Imán no comprendía por qué los Reyes Magos nunca dejaban regalos en su casa. Se sentía un bicho raro cuando en el colegio sus amigas le enseñaban las muñecas que el día 6 habían encontrado junto a sus zapatos. A pesar de los continuos desengaños, este año Imán ha insistido y ha vuelto a escribir su carta a los Reyes. Con el deseo grande de que al fin sus destinatarios no olviden el número de la calle cordobesa donde vive junto a su madre.

Imán tiene sangre marroquí en su rostro de niña inteligente. Seguro que si rastreamos en su historia encontramos lágrimas y arena. El destino, tras varias jugadas, ha querido que crezca en Córdoba, en un lugar que, en definitiva, encierra buena parte de sus raíces. Aquí está gozando su infancia, esa patria en la que la felicidad es posible y en la que ponemos nombre a nuestra vida. Aunque ella será, seguro, una mujer sin fronteras. Las que se adivinan en las mil canciones que no deja de cantar y que llegan a mi estudio cuando yo estoy intentando poner en un orden imposible mis pensamientos. Imán se ha convertido en la mejor amiga de mi hijo. En el referente de sonrisas y besos en el que Abel se mira aunque aún no nombre con palabras de adulto el valor de la amistad. Esa que la mamá de Imán cultiva con aromas de té de Marruecos y con el tesón inquebrantable de una mujer que ha tenido que encontrar su espacio en un mundo de hombres. Un mundo en el que se tiende a convertir a los otros, a los extraños, en culpables del desorden y la miseria. En los enemigos del orden establecido. Mucho más si creen en un dios distinto al de la mayoría dominante.

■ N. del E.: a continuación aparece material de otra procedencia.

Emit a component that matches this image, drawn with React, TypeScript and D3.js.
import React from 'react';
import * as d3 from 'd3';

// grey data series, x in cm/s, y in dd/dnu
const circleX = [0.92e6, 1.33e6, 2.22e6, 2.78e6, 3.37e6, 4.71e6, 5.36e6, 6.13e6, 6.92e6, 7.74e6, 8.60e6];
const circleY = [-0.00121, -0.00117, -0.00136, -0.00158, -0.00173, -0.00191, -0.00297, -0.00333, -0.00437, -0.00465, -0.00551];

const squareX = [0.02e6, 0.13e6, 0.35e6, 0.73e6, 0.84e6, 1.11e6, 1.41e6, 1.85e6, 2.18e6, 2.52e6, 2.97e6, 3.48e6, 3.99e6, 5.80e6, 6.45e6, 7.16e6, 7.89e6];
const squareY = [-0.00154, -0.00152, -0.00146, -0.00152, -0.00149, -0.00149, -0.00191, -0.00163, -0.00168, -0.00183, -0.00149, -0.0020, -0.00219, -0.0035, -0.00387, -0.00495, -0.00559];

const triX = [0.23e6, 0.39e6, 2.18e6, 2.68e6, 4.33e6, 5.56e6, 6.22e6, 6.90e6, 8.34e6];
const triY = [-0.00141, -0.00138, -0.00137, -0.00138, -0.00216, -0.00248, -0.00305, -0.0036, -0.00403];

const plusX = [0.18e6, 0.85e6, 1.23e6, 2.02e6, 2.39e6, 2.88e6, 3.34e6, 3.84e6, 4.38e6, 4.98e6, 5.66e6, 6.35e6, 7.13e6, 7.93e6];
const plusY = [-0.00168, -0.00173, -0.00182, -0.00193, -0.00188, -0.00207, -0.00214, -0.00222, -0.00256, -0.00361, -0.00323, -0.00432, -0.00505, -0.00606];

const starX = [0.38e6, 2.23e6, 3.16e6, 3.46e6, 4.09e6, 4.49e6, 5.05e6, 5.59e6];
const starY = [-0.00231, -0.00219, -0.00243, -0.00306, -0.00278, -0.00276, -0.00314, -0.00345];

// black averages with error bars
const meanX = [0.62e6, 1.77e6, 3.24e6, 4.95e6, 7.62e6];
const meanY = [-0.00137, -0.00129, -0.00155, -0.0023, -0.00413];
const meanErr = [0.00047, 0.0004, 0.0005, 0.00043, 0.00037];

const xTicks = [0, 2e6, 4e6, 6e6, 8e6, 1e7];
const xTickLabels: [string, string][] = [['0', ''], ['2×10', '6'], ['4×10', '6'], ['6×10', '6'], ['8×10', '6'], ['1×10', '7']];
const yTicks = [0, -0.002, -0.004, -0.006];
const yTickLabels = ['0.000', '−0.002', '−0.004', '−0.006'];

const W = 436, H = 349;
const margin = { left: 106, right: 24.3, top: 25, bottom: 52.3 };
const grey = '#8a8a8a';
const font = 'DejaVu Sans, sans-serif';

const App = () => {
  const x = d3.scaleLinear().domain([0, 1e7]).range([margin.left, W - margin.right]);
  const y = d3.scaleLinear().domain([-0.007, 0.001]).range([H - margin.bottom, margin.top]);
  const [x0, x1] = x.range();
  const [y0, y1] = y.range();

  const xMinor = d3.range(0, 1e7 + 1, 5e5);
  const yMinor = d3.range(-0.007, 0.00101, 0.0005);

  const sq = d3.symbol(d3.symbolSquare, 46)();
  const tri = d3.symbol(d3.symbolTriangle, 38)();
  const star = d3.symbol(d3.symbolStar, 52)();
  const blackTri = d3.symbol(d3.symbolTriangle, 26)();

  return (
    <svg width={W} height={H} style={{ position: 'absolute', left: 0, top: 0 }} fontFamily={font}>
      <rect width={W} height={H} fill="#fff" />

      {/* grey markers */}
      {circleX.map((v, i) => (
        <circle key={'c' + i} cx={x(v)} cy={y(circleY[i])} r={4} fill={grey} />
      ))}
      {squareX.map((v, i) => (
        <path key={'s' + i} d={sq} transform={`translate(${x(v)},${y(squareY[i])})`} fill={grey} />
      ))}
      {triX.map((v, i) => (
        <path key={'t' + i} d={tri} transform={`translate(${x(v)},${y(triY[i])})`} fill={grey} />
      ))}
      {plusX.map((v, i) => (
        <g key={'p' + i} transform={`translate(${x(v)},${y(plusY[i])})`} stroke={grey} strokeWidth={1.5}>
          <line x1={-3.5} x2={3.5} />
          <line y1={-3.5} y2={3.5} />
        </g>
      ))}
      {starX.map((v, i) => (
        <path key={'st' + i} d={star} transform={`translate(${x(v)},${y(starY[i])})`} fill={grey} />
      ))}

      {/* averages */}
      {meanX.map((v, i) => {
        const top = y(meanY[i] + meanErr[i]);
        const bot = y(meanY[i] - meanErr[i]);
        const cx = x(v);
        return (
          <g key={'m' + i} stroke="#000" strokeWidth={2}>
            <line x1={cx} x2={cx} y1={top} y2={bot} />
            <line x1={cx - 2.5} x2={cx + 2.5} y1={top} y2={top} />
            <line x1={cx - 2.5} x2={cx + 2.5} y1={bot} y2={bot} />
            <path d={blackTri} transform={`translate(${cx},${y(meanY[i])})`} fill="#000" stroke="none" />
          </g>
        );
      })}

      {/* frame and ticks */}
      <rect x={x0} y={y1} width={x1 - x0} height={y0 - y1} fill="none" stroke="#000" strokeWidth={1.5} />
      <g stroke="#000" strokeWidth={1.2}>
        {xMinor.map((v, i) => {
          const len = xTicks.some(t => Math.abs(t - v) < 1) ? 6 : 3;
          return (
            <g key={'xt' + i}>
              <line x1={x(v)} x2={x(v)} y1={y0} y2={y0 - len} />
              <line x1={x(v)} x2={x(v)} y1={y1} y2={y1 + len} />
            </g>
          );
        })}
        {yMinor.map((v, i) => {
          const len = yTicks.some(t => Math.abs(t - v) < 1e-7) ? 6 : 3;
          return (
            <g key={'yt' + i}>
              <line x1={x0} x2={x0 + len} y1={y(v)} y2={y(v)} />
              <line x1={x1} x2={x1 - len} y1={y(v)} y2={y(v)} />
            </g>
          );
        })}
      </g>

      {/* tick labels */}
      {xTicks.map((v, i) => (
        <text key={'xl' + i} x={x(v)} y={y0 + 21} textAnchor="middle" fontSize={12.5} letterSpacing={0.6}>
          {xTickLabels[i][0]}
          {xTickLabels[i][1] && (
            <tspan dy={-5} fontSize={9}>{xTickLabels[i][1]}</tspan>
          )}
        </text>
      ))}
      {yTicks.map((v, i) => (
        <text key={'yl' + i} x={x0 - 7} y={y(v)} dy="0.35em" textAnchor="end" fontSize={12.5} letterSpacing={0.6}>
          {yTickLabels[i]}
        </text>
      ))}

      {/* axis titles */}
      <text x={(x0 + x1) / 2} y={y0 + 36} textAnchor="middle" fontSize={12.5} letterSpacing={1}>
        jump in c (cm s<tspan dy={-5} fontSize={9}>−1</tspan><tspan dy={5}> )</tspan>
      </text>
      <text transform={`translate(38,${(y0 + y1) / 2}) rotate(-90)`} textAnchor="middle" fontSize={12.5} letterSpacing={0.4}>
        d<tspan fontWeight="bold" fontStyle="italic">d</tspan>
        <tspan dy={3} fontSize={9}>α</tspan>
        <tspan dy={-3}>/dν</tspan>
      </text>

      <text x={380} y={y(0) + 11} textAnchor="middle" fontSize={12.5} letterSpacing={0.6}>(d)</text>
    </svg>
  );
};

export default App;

Imán es musulmana, aunque ni ella ni su madre lo van pregonando a los cuatro vientos ni lo exteriorizan en símbolos con los que suelen mercadear los intereses de Occidente. Ellas viven su religión en el mundo privado de sus habitaciones, en ese lugar donde se enredan la memoria y los sentimientos para forjar nuestra identidad. Identidad que es pieza esencial de nuestra dignidad y que, por tanto, debería ser respetada en las democracias avanzadas en las que con tanta frecuencia convertimos en chivos expiatorios a las culturas distintas a la nuestra. Los Reyes Magos no figuraban, pues, en el imaginario del que Imán ha bebido creencias e historia. Pasaban de largo hacia otros lugares en los que los reclamaban los grandes almacenes pero también la ilusión de los niños. Pero Imán vive ahora en Córdoba. Juega con mi hijo con las figuritas del belén y mira asombrada los escaparates. La magia de los Reyes Magos forma parte de sus sueños. Una magia que es la que a mí me salva la Navidad. En estas fechas que tanto me pesan en el alma, sólo recupero la sonrisa la noche del día 5. Porque en ella aún es posible, al margen de los mercaderes que sacan provecho de ella, soñar y volver a la infancia. Recuperar el hilo perdido con el paraíso donde es posible imaginarlo todo. Por eso creo que ni Imán ni a ningún niño le deberíamos robar la posibilidad de soñar y, por supuesto, la posibilidad de que sus sueños se hagan reales. Esos que en otras tierras no pudieron alcanzar y que aquí, en nuestras sociedades opulentas, deberíamos ofrecerles desde la generosidad y desde el entendimiento de que nuestra felicidad no es posible sin la felicidad de los otros. De los diferentes, de los extraños a nosotros, pero tan iguales en dignidad e ilusiones. Ese debería ser el verdadero objetivo de las políticas de inmigración en lugar de la criminalización de los que oran en altares diversos.

Seguro que esta noche Imán se acostará nerviosa. Esperando que el reloj corra deprisa para que amanezca cuanto antes y comprobar que los Reyes, los únicos que deberíamos tolerar en una democracia moderna, no han pasado de largo. Me gustaría estar en ese momento muy cerca de ella para que me cegara el brillo de sus ojos negros. Esos ojos que lo miran todo con ansia de atraparlo y en los que me reconozco tan igual y tan diferente al mismo tiempo. Los ojos que abraza mi hijo y que yo miro recuperando la confianza de que otro mundo es posible. Ese será, sin duda, mi mejor regalo de Reyes.